From: Kaveh Bazargan <kaveh@rivervalleytechnologies.com>
Date: Thu, 6 Aug 2015 15:49:47 +0100
Message-ID: <CAJ2R9pgO-j9bxMTrTXw=rgsEW-zJzVbZjGUy1kPTSK+Xpb7=EA@mail.gmail.com>
To: Johannes Wilm <johanneswilm@vivliostyle.com>
Cc: Dave Cramer <dauwhe@gmail.com>, Richard Ishida <ishida@w3.org>, W3C Digital Publishing Discussion list <public-digipub@w3.org>
On 6 August 2015 at 14:58, Johannes Wilm <johanneswilm@vivliostyle.com>

> On Thu, Aug 6, 2015 at 1:05 PM, Kaveh Bazargan <
> kaveh@rivervalleytechnologies.com> wrote:
>> Hi Johannes
>> I am flattered by your comprehensive reply. My comments regarding TeX are
>> below, but I might not have explained myself well...
>> I am not suggesting anyone should use TeX code, or even be aware that
>> TeX/LaTeX is involved. The point is that it is a back end automated page
>> make up engine. So XML/HTML can be converted to PDF very fast and at very
>> high quality with the TeX engine invisibly doing the work.
> Ok, so you are proposing converting XML to LaTeX and Epub/HTML on a
> backend system? The main problem with that is the conversion mechanisms
> just about always need human intervention and that it's hard to impossible
> to get XML input files from authors.

But conversion of XML to a fixed layout view is same as HTML to fixed
layout is it not, which is the aim of this group? Would that not need the
same human intervention? The human intervention is needed because
publishers want the same look as a journal they have had for decades. With
a little modification the process can be entirely automated.

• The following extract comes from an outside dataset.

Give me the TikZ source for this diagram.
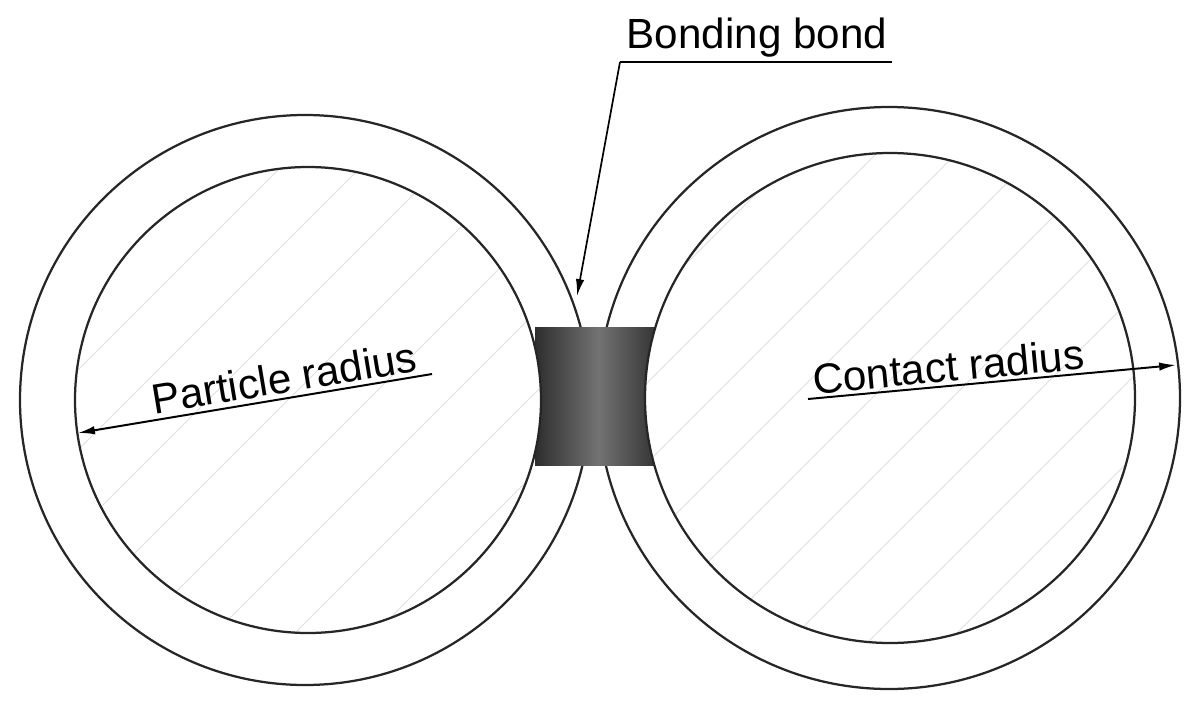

>> Here are my points, distilled:
>>    - I like the idea of HTML/CSS/Javascript creating fixed pages to be
>>    read on screen with all kinds of interactivity
>>    - I still question trying to create footnotes, floating figures and
>>    tables, and typographic niceties which have primarily evolved for print on
>>    paper, being done in the browser. To me, floating items only apply to
>>    print, so no interactivity is not needed. Why not pass the info to an
>>    engine that knows how to do it well?
>> Is there not also a point in having footnotes and floating figures in
> ebooks (and have those still work when the user changes the font size
> level)?

Floats are a matter of opinion. I would say no, I don't want to flick to
the next page and back again. I want to hover or click and fig pops up.
Floats have been needed because of the obvious limitations of print. My
preference for footnotes is similar, i.e. click or touch screen to get more
info. But that can be a user's decision. We should have renderers that
produce whatever a user prefers.

>>    - The problem of floating items, complex math, large footnotes that
>>    need to break across pages, and many other complex pagination problems have
>>    already been solved in TeX. These are not trivial problems and I worry
>>    about this working group reinventing the wheel, by starting to specify the
>>    basics of pagination from scratch. In my opinion, in the end the only way
>>    to solve the problem is to rewrite TeX in JavaScript!
> I have also been thinking of LaTeX in Javascript. But as far as I can
> tell, that in 2015 that would still be too slow. TeXLive is a few GB large,
> and if the user should wait for a few GB to download before the page is
> rendered, that likely wouldn't work. In a few years, when a few GB is
> nothing and processors are faster, this may be a viable alternative.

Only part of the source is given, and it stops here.